The grant was given by the National Science Foundation.  

gray Nest thermostat displaying at 63

Penn State Associate Professor of Architectural Engineering Julian Wang and Co-Principal Investigators Yuqing Hu and Guangqing Chi will develop the framework and then work with the city of Philadelphia and organisations for underserved communities to test their framework. 

According to Professor Wang, building envelopes and indoor physical environments play vital roles in both thermal resilience and sustainability, even if the two paradigms can conflict.        

Mr Wang said: ‘Consider, for instance, low-emittance windows which have been widely accepted as an energy-saving design, but their typical strong solar reflection may reduce a building’s thermal resilience to cold events in winter and also exacerbate urban heat island effects in summer. 

‘We want to consider both situations. The mechanisms to make a building responsive to both extreme cold or heat are fundamentally similar, and we want to quantify thermal resilience for both circumstances.’ 

Researchers have also discovered existing thermal resilience models tend to focus on some variables for thermal resilience at the expense of others. 

The Professor of Architectural Engineering said: ‘In the past, when researchers tried to evaluate thermal resilience, some of them focused on the building itself, like the physics and the walls; some of them focused on the socio-demographic information, like household income, family size or age; some on communities, urban or rural; and some on human behaviours, like do you turn on the air conditioner or open the windows?

‘We’re trying to integrate all the different angles from social factors to physics and human behaviours, as long as they have correlations to both thermal resilience and sustainability, to set up a multiple scale assessment system.’

The team will test commonly used materials and designs under extreme temperature events simulated in a walk-in weather chamber embedded with solar simulators.

They will also incorporate wearable personal thermal comfort monitoring systems, to evaluate how occupants’ sustainable behaviours impact the building thermal resilience. 

According to the experts, this framework may help inform the best relief services for communities and specific buildings at higher risk of adverse impacts due to extreme temperatures, or it could provide insight for retrofitting buildings and future urban planning. 

‘Eventually, we want to have a geographic information system function, so you could overlap this system with a map and click each community,’ Mr Wang said. ‘We could see overall in the city which parts are weaker and which parts are stronger when it comes to thermal resilience.
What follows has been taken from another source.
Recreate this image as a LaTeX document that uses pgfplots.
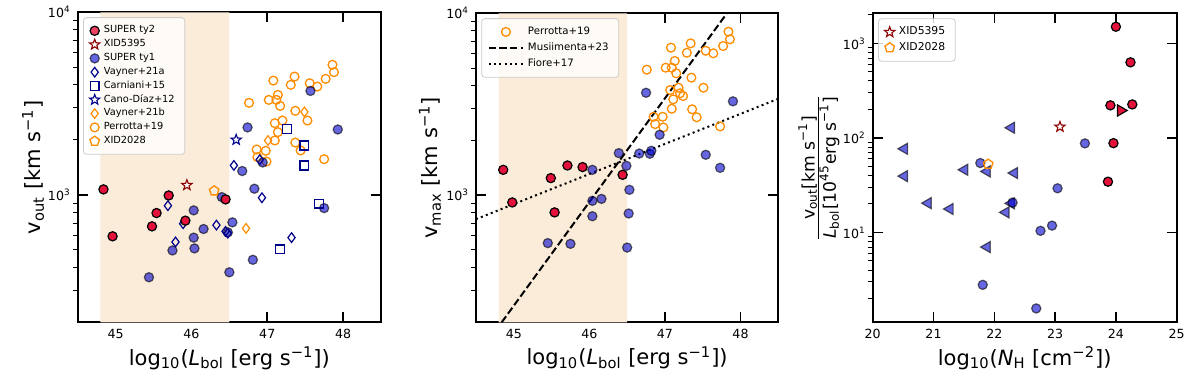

By zooming in, we could also check each community and even each building to understand how likely each is to endure extreme temperatures.’

Professor Wang said researchers will share the framework they develop with decision makers in Philadelphia, particularly those in the sustainability office with whom they are collaborating to gather the information to conduct on this project, to help them make quantitative decisions.

Project collaborators based in China will further test the framework with datasets from different cities and communities.